Thursday 29 August 2013

Kerry presses Iran on Abedini, former Marine and missing ex-FBI agent

FoxNews.com

Secretary of State John Kerry called on Iran to "work cooperatively" to help return three Americans, including Pastor Saeed Abedini, whose eight-year prison sentence was upheld days ago, to their families.

In his most extensive public comments to date concerning Abedini, the 33-year-old Christian being held in Tehran's notorious Evin prison, Kerry called on new Iranian President Hassan Rouhani to free him and imprisoned former U.S. Marine Amir Hekmati, and to help locate a former FBI agent, Robert Levinson, who was last seen in Iran in 2007.

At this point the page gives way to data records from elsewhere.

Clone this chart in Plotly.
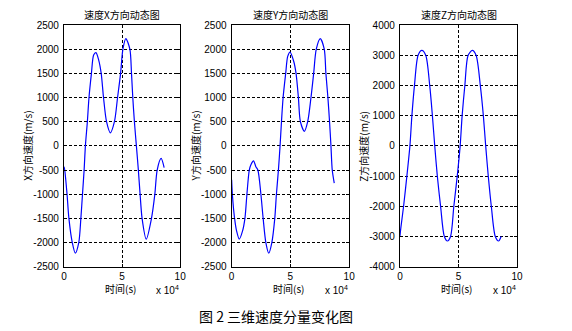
import plotly.graph_objects as go

# Time in units of 10^4 s, velocity in m/s
t_x = [0.0, 0.06, 0.26, 0.42, 0.71, 0.97, 1.27, 1.45, 1.59, 1.73, 1.84, 2.01, 2.15, 2.36,
       2.55, 2.75, 2.98, 3.20, 3.40, 3.66, 3.99, 4.34, 4.61, 4.87, 5.07, 5.32, 5.67, 5.81,
       5.92, 6.06, 6.23, 6.40, 6.55, 6.72, 7.08, 7.53, 7.82, 8.02, 8.36, 8.62]
v_x = [-430, -500, -1000, -1500, -2000, -2220, -2000, -1500, -1000, -500, 0, 500, 1000, 1500,
       1880, 1930, 1780, 1500, 1000, 500, 270, 500, 1000, 1500, 2000, 2220, 2000, 1500,
       1000, 500, 0, -500, -1000, -1500, -1930, -1500, -1000, -500, -260, -450]

t_y = [0.0, 0.06, 0.25, 0.42, 0.65, 0.93, 1.13, 1.30, 1.50, 1.64, 1.86, 2.06, 2.23, 2.49,
       2.68, 2.91, 3.16, 3.42, 3.67, 3.81, 3.98, 4.12, 4.24, 4.38, 4.60, 4.77, 4.97, 5.28,
       5.48, 5.68, 5.85, 6.19, 6.47, 6.75, 6.98, 7.20, 7.54, 7.88, 8.02, 8.19, 8.33, 8.45,
       8.56, 8.73]
v_y = [-700, -1000, -1500, -1760, -1930, -1760, -1500, -1000, -500, -390, -310, -430, -500, -1000,
       -1500, -2000, -2220, -2000, -1500, -1000, -500, 0, 500, 1000, 1500, 1850, 1940, 1750,
       1500, 1000, 500, 300, 500, 1000, 1500, 2000, 2220, 2000, 1500, 1000, 500, 0,
       -500, -770]

t_z = [0.0, 0.08, 0.31, 0.59, 0.85, 1.02, 1.24, 1.55, 1.87, 2.20, 2.54, 2.77, 2.97, 3.19,
       3.47, 3.79, 4.05, 4.32, 4.60, 4.89, 5.14, 5.31, 5.54, 5.82, 6.18, 6.50, 6.86, 7.12,
       7.32, 7.54, 7.80, 8.14, 8.42, 8.64]
v_z = [-2980, -2700, -2000, -1000, 0, 1000, 2000, 3000, 3160, 3000, 2000, 1000, 0, -1000,
       -2000, -3000, -3150, -3000, -2000, -1000, 0, 1000, 2000, 3000, 3160, 3000, 2000, 1000,
       0, -1000, -2000, -3000, -3150, -3000]

x_ticks = [0, 5, 10]
xy_ticks = [-2500, -2000, -1500, -1000, -500, 0, 500, 1000, 1500, 2000, 2500]
z_ticks = [-4000, -3000, -2000, -1000, 0, 1000, 2000, 3000, 4000]

panel_titles = ["速度X方向动态图", "速度Y方向动态图", "速度Z方向动态图"]
y_titles = ["X方向速度(m/s)", "Y方向速度(m/s)", "Z方向速度(m/s)"]
x_title = "时间(s)"
caption = "图 2 三维速度分量变化图"

W, H = 572, 331
LAT = "Liberation Sans, Arial, sans-serif"
CJK = "Noto Sans CJK SC, sans-serif"

# panel extents in pixels (left, right); shared top/bottom
panels = [(62, 180), (232.3, 351.7), (403.3, 522.3)]
top_px, bot_px = 20.7, 270.7

series = [(t_x, v_x, xy_ticks), (t_y, v_y, xy_ticks), (t_z, v_z, z_ticks)]

fig = go.Figure()
annotations = []
for i, ((l, r), (t, v, yt)) in enumerate(zip(panels, series)):
    n = "" if i == 0 else str(i + 1)
    fig.add_trace(go.Scatter(
        x=t, y=v, mode="lines", xaxis="x" + n, yaxis="y" + n,
        line=dict(color="#0000ff", width=1.2, shape="spline", smoothing=0.8),
        showlegend=False, hoverinfo="skip"))
    common = dict(showline=True, linecolor="black", linewidth=1.2, mirror="ticks",
                  ticks="inside", ticklen=3, tickcolor="black",
                  showgrid=True, gridcolor="black", gridwidth=1, griddash="3px,2px",
                  zeroline=False, tickfont=dict(family=LAT, size=10, color="black"))
    fig.layout["xaxis" + n] = dict(
        domain=[l / W, r / W], anchor="y" + n, range=[0, 10],
        tickvals=x_ticks, ticktext=[str(k) for k in x_ticks], **common)
    fig.layout["yaxis" + n] = dict(
        domain=[1 - bot_px / H, 1 - top_px / H], anchor="x" + n,
        range=[yt[0], yt[-1]], tickvals=yt, ticktext=[str(k) for k in yt],
        ticklabelstandoff=2, **common)
    cx = (l + r) / 2
    annotations.append(dict(text=panel_titles[i], x=cx / W, y=1 - 10 / H,
                            xref="paper", yref="paper", showarrow=False,
                            xanchor="center", yanchor="middle",
                            font=dict(family=CJK, size=10, color="black")))
    annotations.append(dict(text=y_titles[i], x=(l - 37) / W, y=1 - 146 / H,
                            xref="paper", yref="paper", showarrow=False, textangle=-90,
                            xanchor="center", yanchor="middle",
                            font=dict(family=CJK, size=10, color="black")))
    annotations.append(dict(text=x_title, x=(cx - 2) / W, y=1 - 293 / H,
                            xref="paper", yref="paper", showarrow=False,
                            xanchor="center", yanchor="middle",
                            font=dict(family=CJK, size=10, color="black")))
    annotations.append(dict(text="x 10<sup>4</sup>", x=(r + 1) / W, y=1 - 295 / H,
                            xref="paper", yref="paper", showarrow=False,
                            xanchor="right", yanchor="middle",
                            font=dict(family=LAT, size=10, color="black")))

annotations.append(dict(text=caption, x=277 / W, y=1 - 322 / H, xref="paper", yref="paper",
                        showarrow=False, xanchor="center", yanchor="middle",
                        font=dict(family=CJK, size=14, color="black")))

fig.update_layout(width=W, height=H, margin=dict(l=0, r=0, t=0, b=0),
                  paper_bgcolor="white", plot_bgcolor="white",
                  annotations=annotations)

fig.write_html("out.html")
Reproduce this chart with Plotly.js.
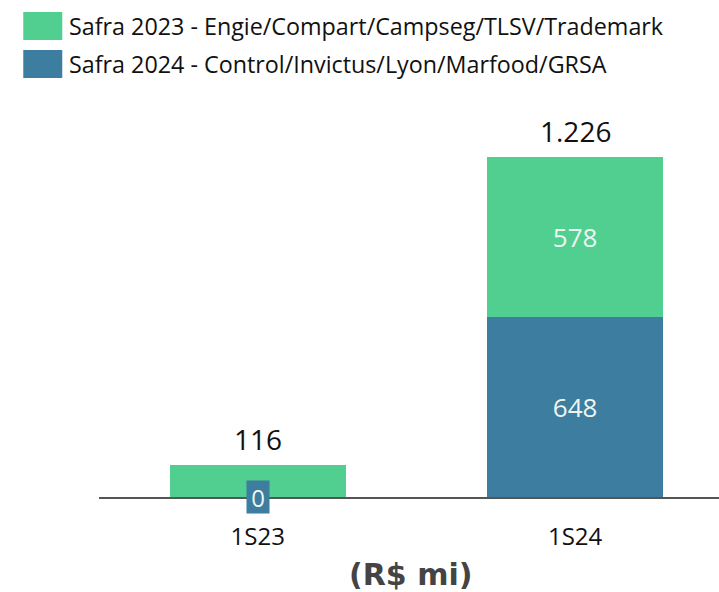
<!DOCTYPE html>
<html>
<head>
<meta charset="utf-8">
<script src="https://cdn.plot.ly/plotly-3.0.1.min.js"></script>
<style>html,body{margin:0;padding:0;background:#fff;}#chart{width:719px;height:592px;}</style>
</head>
<body>
<div id="chart"></div>
<script>
const categories = ["1S23", "1S24"];
const safra2023 = [116, 578];
const safra2024 = [0, 648];
const seriesNames = ["Safra 2023 - Engie/Compart/Campseg/TLSV/Trademark", "Safra 2024 - Control/Invictus/Lyon/Marfood/GRSA"];
const unitLabel = "(R$ mi)";

const green = "#50CF91";
const blue = "#3C7DA0";
const labelFont = "Open Sans, Noto Sans, sans-serif";

function fmt(v) {
  return String(v).replace(/\B(?=(\d{3})+(?!\d))/g, ".");
}
const totals = categories.map((c, i) => safra2023[i] + safra2024[i]);

const traces = [
  {
    type: "bar", x: categories, y: safra2024, name: seriesNames[1],
    marker: {color: blue},
    text: safra2024.map(v => v > 0 ? fmt(v) : ""), textposition: "inside", insidetextanchor: "middle",
    textfont: {family: labelFont, size: 26, color: "#eef6f0"},
    hoverinfo: "skip", width: 0.554
  },
  {
    type: "bar", x: categories, y: safra2023, name: seriesNames[0],
    marker: {color: green},
    text: safra2023.map((v, i) => safra2024[i] > 0 ? fmt(v) : ""), textposition: "inside", insidetextanchor: "middle",
    textfont: {family: labelFont, size: 26, color: "#eef6f0"},
    hoverinfo: "skip", width: 0.554
  }
];

const annotations = [];
categories.forEach((c, i) => {
  annotations.push({
    x: c, y: totals[i], xref: "x", yref: "y", text: fmt(totals[i]),
    showarrow: false, yanchor: "bottom", yshift: 5,
    font: {family: labelFont, size: 28, color: "#111"}
  });
  if (safra2024[i] === 0) {
    annotations.push({
      x: c, y: 0, xref: "x", yref: "y", text: fmt(safra2024[i]),
      showarrow: false, yanchor: "middle", xanchor: "center",
      bgcolor: blue, borderpad: 0, width: 22, height: 32,
      font: {family: labelFont, size: 24, color: "#eef6f0"}
    });
  }
});

// legend (custom, large swatches)
const legendColors = [green, blue];
const legendY = [26, 64];
const shapes = [];
legendColors.forEach((col, k) => {
  shapes.push({
    type: "rect", xref: "paper", yref: "paper",
    x0: (23 - 98.75) / 620.25, x1: (62 - 98.75) / 620.25,
    y0: (497 - (legendY[k] - 14)) / 397, y1: (497 - (legendY[k] + 14)) / 397,
    fillcolor: col, line: {width: 0}
  });
  annotations.push({
    xref: "paper", yref: "paper",
    x: (67 - 98.75) / 620.25, y: (497 - legendY[k]) / 397,
    xanchor: "left", yanchor: "middle", showarrow: false,
    text: seriesNames[k],
    font: {family: labelFont, size: 23.3, color: "#111"}
  });
});
annotations.push({
  xref: "paper", yref: "paper", x: (410 - 98.75) / 620.25, y: (497 - 574) / 397,
  xanchor: "center", yanchor: "middle", showarrow: false, text: "<b>" + unitLabel + "</b>",
  font: {family: "DejaVu Sans, sans-serif", size: 30, color: "#444"}
});

const layout = {
  width: 719, height: 592,
  margin: {l: 98.75, r: 0, t: 100, b: 95},
  paper_bgcolor: "#fff", plot_bgcolor: "#fff",
  barmode: "stack", showlegend: false,
  xaxis: {
    type: "category", range: [-0.5, 1.4535],
    showline: true, linecolor: "#555", linewidth: 1.5,
    ticks: "", showgrid: false, zeroline: false,
    tickfont: {family: labelFont, size: 24, color: "#111"},
    ticklabelstandoff: 18, fixedrange: true
  },
  yaxis: {
    range: [0, 1430], visible: false, showgrid: false, zeroline: false, fixedrange: true
  },
  annotations: annotations,
  shapes: shapes
};

Plotly.newPlot("chart", traces, layout, {displayModeBar: false, staticPlot: true});
</script>
</body>
</html>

"These men belong at home with those who love them," Kerry said.

Although the U.S. has not had formal diplomatic ties with Iran since the 1979 takeover of the U.S. Embassy in Tehran and the ensuing hostage crisis, Kerry's statement expressed hope that the new regime might be more receptive to a humanitarian appeal.

"President Rouhani has shared in his speeches and interviews over the past few months his hope and vision to improve the Government of the Islamic Republic of Iran's relationship with the world," Kerry said.

Abedini has been held in an Iranian prison for nearly a year since being arrested on charges related to his religious beliefs. The father of two, whose wife and children remain at their home near Boise, Idaho, was pulled from a bus and arrested last summer when he returned to his homeland to help build an orphanage. He had been forbidden several years before from proselytizing in Iran, but insists he was not doing so when he was arrested. Earlier this week, an Iranian court let stand his eight-year sentence.

Abedini has written several letters to his wife, Naghmeh Abedini, decrying prison conditions and telling of brutal beatings at the hands of his captors and fellow inmates.

Hekmati, who like Abedini is a dual citizen, was arrested and accused of espionage when he traveled to Iran in 2011 to visit his grandmother, according to his Arizona-based family. A court last year overturned Hekmati's death sentence, but he remains in prison awaiting retrial.

Iran claims to not know the whereabouts of Levinson, who vanished in 2007 while investigating cigarette counterfeiting on Kish Island.

Although Kerry's call was his strongest to date, it was not the first time he appealed to Iran in the Adedini case. In March, Kerry issued his first formal statement on it, criticizing Iran for the lack of due process Abedini received and said he was "disturbed" by reports he suffered physical and psychological abuse in captivity.